As I walked along, I was acutely aware of my heightened senses. Every noise that previously would not have even registered suddenly pregnant with meaning. Every human within my periphery now disproportionately critical. Each step someone moved closer to me a harbinger of potential disaster.

There were only a few of us here, and in my mind's eye I can now recall each of them. The young woman who came around the corner and ducked into a building before she reached into my space. The older man with the beard and the ponytail. But he ventured on to a side street just before our paths would have passed. The middle aged woman staring out the front window of a coffee shop, still serving take out I guessed. No others were there, I am certain. This must be what war is like, I thought. The enemy lurking anywhere and everywhere.

A few cars dotted the landscape, almost as if they were props for a movie, rather than actual vehicles intended to move someone from here to there. For it seemed there was no longer anyplace anyone had to be. 

Walking by myself on this street was never before an act of isolation. In a time when we were not under attack, before each of us became a suspect, I absorbed the humanity streaming in all directions like rays of sunlight, eavesdropping on the clues that others left in their words floating through the air, in their gestures, in the smile on their faces, in their laughter or maybe even their anger. Being on this street was an act of community, even when I did not reach out to others, even if their lives did not intentionally intersect with mine. But today none of that remains. It is as if it has all been vaporized. Today I am alone on Main Street.

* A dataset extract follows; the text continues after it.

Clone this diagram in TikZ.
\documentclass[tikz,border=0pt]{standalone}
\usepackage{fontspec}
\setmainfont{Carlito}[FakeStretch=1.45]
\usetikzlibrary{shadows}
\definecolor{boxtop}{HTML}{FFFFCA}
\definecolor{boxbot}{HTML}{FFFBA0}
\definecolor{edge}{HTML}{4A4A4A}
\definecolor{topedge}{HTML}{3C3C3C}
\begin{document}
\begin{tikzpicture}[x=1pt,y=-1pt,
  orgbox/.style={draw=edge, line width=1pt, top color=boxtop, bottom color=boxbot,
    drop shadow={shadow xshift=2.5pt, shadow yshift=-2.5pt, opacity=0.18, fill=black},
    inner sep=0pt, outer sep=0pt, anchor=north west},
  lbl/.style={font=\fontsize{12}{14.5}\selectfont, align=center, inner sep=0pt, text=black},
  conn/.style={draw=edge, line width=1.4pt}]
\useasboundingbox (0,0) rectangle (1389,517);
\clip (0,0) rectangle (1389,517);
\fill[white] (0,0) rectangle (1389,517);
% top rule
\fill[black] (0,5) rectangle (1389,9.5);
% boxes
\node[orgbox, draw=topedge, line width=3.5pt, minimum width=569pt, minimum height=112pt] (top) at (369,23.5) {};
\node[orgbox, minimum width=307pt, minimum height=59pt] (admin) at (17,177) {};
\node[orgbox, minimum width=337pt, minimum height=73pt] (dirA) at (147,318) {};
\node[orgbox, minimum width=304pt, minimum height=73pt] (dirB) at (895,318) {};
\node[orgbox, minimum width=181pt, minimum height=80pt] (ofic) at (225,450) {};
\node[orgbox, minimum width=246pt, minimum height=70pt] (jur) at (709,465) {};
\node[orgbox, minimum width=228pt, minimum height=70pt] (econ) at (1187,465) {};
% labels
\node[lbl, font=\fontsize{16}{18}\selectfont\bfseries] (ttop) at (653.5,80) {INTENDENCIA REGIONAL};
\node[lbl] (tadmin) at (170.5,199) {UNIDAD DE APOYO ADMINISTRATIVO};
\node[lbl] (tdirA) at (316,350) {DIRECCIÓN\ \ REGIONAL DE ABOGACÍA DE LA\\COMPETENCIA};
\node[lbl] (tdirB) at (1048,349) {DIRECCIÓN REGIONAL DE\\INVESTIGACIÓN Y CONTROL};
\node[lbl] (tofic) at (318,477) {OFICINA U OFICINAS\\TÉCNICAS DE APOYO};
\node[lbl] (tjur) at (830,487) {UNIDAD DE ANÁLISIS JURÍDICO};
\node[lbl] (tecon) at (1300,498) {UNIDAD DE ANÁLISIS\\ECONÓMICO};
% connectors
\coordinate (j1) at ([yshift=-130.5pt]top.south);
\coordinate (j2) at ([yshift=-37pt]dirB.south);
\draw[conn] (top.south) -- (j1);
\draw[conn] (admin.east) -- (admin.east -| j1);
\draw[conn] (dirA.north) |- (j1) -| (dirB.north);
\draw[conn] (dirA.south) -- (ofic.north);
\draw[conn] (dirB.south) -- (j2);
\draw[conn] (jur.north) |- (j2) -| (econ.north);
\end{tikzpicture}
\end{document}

But back to the open door. It was as though this one store had not gotten the message, that no one told them we were in the middle of the apocalypse. As if the rest of the world had now turned black and white, while this one slice of earth remained in color. Was this place really open for business, really inviting the public, whatever and whoever that might still be, into a space unencumbered by reality?

And what, you might ask, was this outlier? A children's toy store. Did they believe children were immune from the ravages of this tsunami and thus welcome to partake in the last remaining vestige of sanity? Or that little people, unaware of what was swirling all around, should not be deprived of their essential nourishment?

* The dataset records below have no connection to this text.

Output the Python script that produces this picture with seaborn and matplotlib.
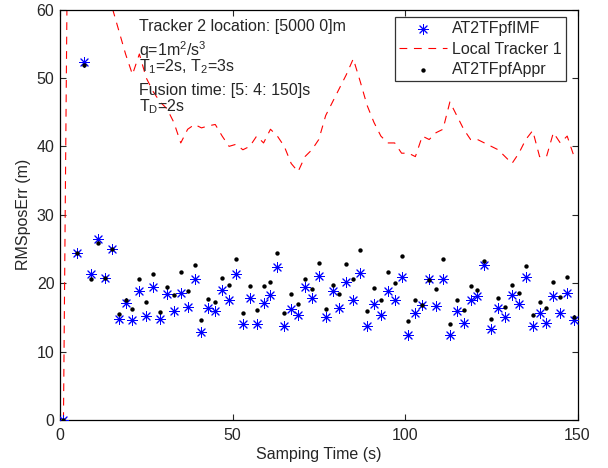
import numpy as np
import pandas as pd
import seaborn as sns
import matplotlib.pyplot as plt

# sampling times of the fused estimates
t_fused = [1] + list(range(5, 150, 2))

imf_err = [0, 24.4, 52.4, 21.3, 26.4, 20.7, 25.0, 14.8, 17.1, 14.6, 18.9,
           15.2, 19.4, 14.8, 18.4, 15.9, 18.6, 16.5, 20.6, 12.9, 16.4,
           15.9, 19.0, 17.5, 21.4, 14.0, 17.9, 14.0, 17.1, 18.2, 22.3,
           13.7, 16.2, 15.4, 19.4, 17.9, 21.0, 15.0, 18.8, 16.3, 20.2,
           17.6, 21.5, 13.8, 16.9, 15.3, 18.8, 17.6, 20.9, 12.4, 15.6,
           16.8, 20.6, 16.6, 20.6, 12.4, 16.0, 14.2, 17.5, 18.1, 22.7,
           13.3, 16.3, 15.1, 18.2, 16.9, 20.9, 13.8, 15.7, 14.2, 18.1,
           15.7, 18.5, 14.6]

appr_err = [0, 24.4, 51.9, 20.6, 25.8, 20.7, 25.0, 15.5, 17.6, 16.2, 20.6,
            17.3, 21.3, 15.8, 19.5, 18.3, 21.6, 18.8, 22.7, 14.6, 17.7,
            17.3, 20.7, 19.7, 23.5, 15.7, 19.6, 16.1, 19.6, 20.1, 24.4,
            15.7, 18.4, 16.9, 20.6, 19.2, 22.9, 16.2, 19.7, 18.4, 22.8,
            20.6, 24.8, 15.9, 19.3, 17.6, 21.6, 20.0, 24.0, 14.5, 17.5,
            16.8, 20.5, 19.2, 23.5, 14.0, 17.5, 16.1, 19.6, 19.0, 23.3,
            14.7, 17.9, 16.5, 19.7, 18.6, 22.5, 15.4, 17.2, 16.3, 20.1,
            18.0, 20.9, 15.0]

# local tracker 1 (every 2 s)
t_local = list(range(1, 150, 2))
local_err = [0, 120, 95, 80, 70, 64, 61, 60.5, 57, 53.5, 50.5, 53.5, 50,
             48, 46.5, 45.5, 43.5, 40.5, 42.5, 43.2, 42.7, 43, 43.2, 41.5,
             40, 40.3, 39.5, 40, 41.5, 40.5, 42.5, 41.5, 40, 37.5, 36.3,
             38.5, 39.5, 41, 44.5, 46.5, 48.5, 50.5, 52.8, 49.5, 46, 43.5,
             41.5, 40.5, 40.5, 39, 39, 38.5, 41.5, 41, 42, 42.5, 46.5, 44.5,
             42.5, 41, 41, 40.5, 40, 39.5, 38.5, 37.5, 39, 41, 42.3, 38.5,
             38.5, 42, 40.5, 41.5, 38.5]

notes = ["Tracker 2 location: [5000 0]m", r"q=1m$^2$/s$^3$",
         r"T$_1$=2s, T$_2$=3s", "Fusion time: [5: 4: 150]s", r"T$_D$=2s"]

sns.set_style("white")
plt.rcParams['font.family'] = ['Liberation Sans', 'DejaVu Sans']
plt.rcParams['mathtext.fontset'] = 'custom'
plt.rcParams['mathtext.rm'] = 'Liberation Sans'
plt.rcParams['mathtext.it'] = 'Liberation Sans'
fs = 11.5

fig = plt.figure(figsize=(6.08, 4.68), dpi=100)
ax = fig.add_axes([0.0987, 0.1026, 0.8512, 0.877])

dfF = pd.DataFrame({"t": t_fused, "imf": imf_err, "appr": appr_err})
dfL = pd.DataFrame({"t": t_local, "err": local_err})

sns.scatterplot(data=dfF, x="t", y="imf", marker=(8, 2, 0), s=52,
                color="blue", linewidth=0.7, ax=ax, label="AT2TFpfIMF", zorder=3)
sns.lineplot(data=dfL, x="t", y="err", color="red", linewidth=0.8,
             dashes=False, ax=ax, label="Local Tracker 1", zorder=2)
ax.lines[-1].set_dashes((7, 6))
sns.scatterplot(data=dfF, x="t", y="appr", marker="o", s=10, color="black",
                linewidth=0, ax=ax, label="AT2TFpfAppr", zorder=4)

ax.set_xlim(0, 150)
ax.set_ylim(0, 60)
ax.set_xticks([0, 50, 100, 150])
ax.set_yticks(range(0, 61, 10))
ax.tick_params(direction="in", length=4, width=0.8, labelsize=fs,
               top=True, right=True, bottom=True, left=True, pad=4)
ax.tick_params(axis="x", pad=6)
for s in ax.spines.values():
    s.set_color("black")
    s.set_linewidth(0.9)
ax.set_xlabel("Samping Time (s)", fontsize=fs, labelpad=3)
ax.set_ylabel("RMSposErr (m)", fontsize=fs, labelpad=4)

# annotation block
for yy, txt in zip([56.8, 53.2, 50.9, 47.5, 45.1], notes):
    ax.text(23.0, yy, txt, fontsize=fs, va="baseline")

h, l = ax.get_legend_handles_labels()
leg = ax.legend(h, l, loc="upper right", bbox_to_anchor=(0.977, 0.982),
                fontsize=fs, frameon=True, fancybox=False, handlelength=3.0,
                borderpad=0.25, labelspacing=0.35, handletextpad=0.3,
                borderaxespad=0)
leg.get_frame().set_edgecolor("black")
leg.get_frame().set_linewidth(0.9)

fig.savefig("out.png", dpi=100)
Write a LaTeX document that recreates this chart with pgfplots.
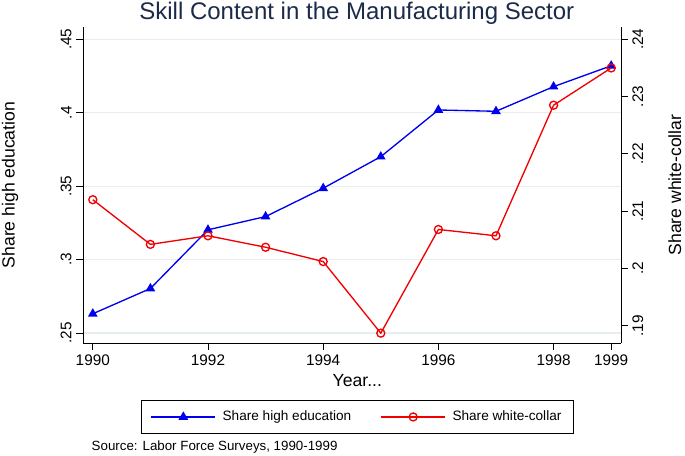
\documentclass[border=0pt]{standalone}
\usepackage{fontspec}
\setmainfont{Liberation Sans}
\usepackage{pgfplots}
\pgfplotsset{compat=1.18}
\definecolor{titlenavy}{HTML}{1C2A4A}
\definecolor{gridc}{HTML}{E6EEF0}
\definecolor{sblue}{HTML}{0000F0}
\definecolor{sred}{HTML}{F00000}

\pgfplotsset{
  common/.style={
    scale only axis, width=403.5pt, height=237pt,
    xmin=1989.83, xmax=1999.17,
    tick align=outside, major tick length=5pt,
    axis line style={black, line width=0.6pt},
    tick style={black, line width=0.6pt},
    tick label style={font=\fontsize{11.5}{13}\selectfont},
    label style={font=\fontsize{13.2}{15}\selectfont},
  }
}

\begin{document}
\begin{tikzpicture}
\path[use as bounding box] (-62.25pt,-84pt) rectangle (451.5pt,257.25pt);

\begin{axis}[common,
  axis y line*=left, axis x line*=bottom,
  ymin=0.2432, ymax=0.4584,
  ytick={0.25,0.3,0.35,0.4,0.45},
  yticklabels={.25,.3,.35,.4,.45},
  yticklabel style={rotate=90, anchor=south},
  xtick={1990,1992,1994,1996,1998,1999},
  xticklabels={1990,1992,1994,1996,1998,1999},
  ymajorgrids, grid style={gridc, line width=1pt},
  xlabel={Year...},
  xlabel style={at={(axis description cs:0.51,-0.12)}, anchor=center},
  ylabel={Share high education},
  ylabel style={at={(axis description cs:-0.1357,0.5)}, anchor=center},
  every axis title shift=0pt,
  title={Skill Content in the Manufacturing Sector},
  title style={at={(axis description cs:0.509,1.0427)}, anchor=center,
    font=\fontsize{18}{21}\selectfont, text=titlenavy},
  legend columns=2,
  legend cell align=left,
  legend image code/.code={\draw[mark repeat=2,mark phase=2,#1] plot coordinates {(0pt,0pt) (24pt,0pt) (48pt,0pt)};},
  legend style={at={(0.51,-0.234)}, anchor=center, draw=black, line width=0.6pt,
    font=\fontsize{10.2}{12}\selectfont, inner xsep=7pt, inner ysep=6pt,
    /tikz/every odd column/.append style={column sep=3pt},
    /tikz/every even column/.append style={column sep=20pt}},
]
\addplot[sblue, line width=1pt, mark=triangle*, mark size=3.2pt] coordinates {
  (1990,0.2631) (1991,0.2803) (1992,0.3203) (1993,0.3293) (1994,0.3486)
  (1995,0.3701) (1996,0.4019) (1997,0.4010) (1998,0.4178) (1999,0.4320)};
\addlegendentry{Share high education}
\addlegendimage{sred, line width=1pt, mark=o, mark size=3pt}
\addlegendentry{Share white-collar}
\end{axis}

\begin{axis}[common,
  axis y line*=right, axis x line=none,
  ymin=0.18698, ymax=0.24215,
  ytick={0.19,0.2,0.21,0.22,0.23,0.24},
  yticklabels={.19,.2,.21,.22,.23,.24},
  yticklabel style={rotate=90, anchor=north},
  ylabel={Share white-collar},
  ylabel style={at={(axis description cs:1.100,0.5)}, anchor=center},
]
\addplot[sred, line width=1pt, mark=o, mark size=3pt, mark options={line width=1pt}] coordinates {
  (1990,0.2120) (1991,0.2042) (1992,0.2057) (1993,0.2037) (1994,0.2012)
  (1995,0.1887) (1996,0.2068) (1997,0.2057) (1998,0.2285) (1999,0.2350)};
\end{axis}

\node[anchor=west, font=\fontsize{10}{12}\selectfont] at (3pt,-78pt) {Source: Labor Force Surveys, 1990-1999};
\end{tikzpicture}
\end{document}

Sadly, I will never know. For I was not on this journey with the intention of interacting with other homo sapiens. My thoughts not on communication, not on investigation. My overriding and all consuming focus on maintaining my distance. Six feet. Six feet. Six feet. Six feet. Nothing else was important enough to breach this immutable mandate, penetrate the wall to investigate what might well have been the last untrammeled outpost on the entire planet earth. 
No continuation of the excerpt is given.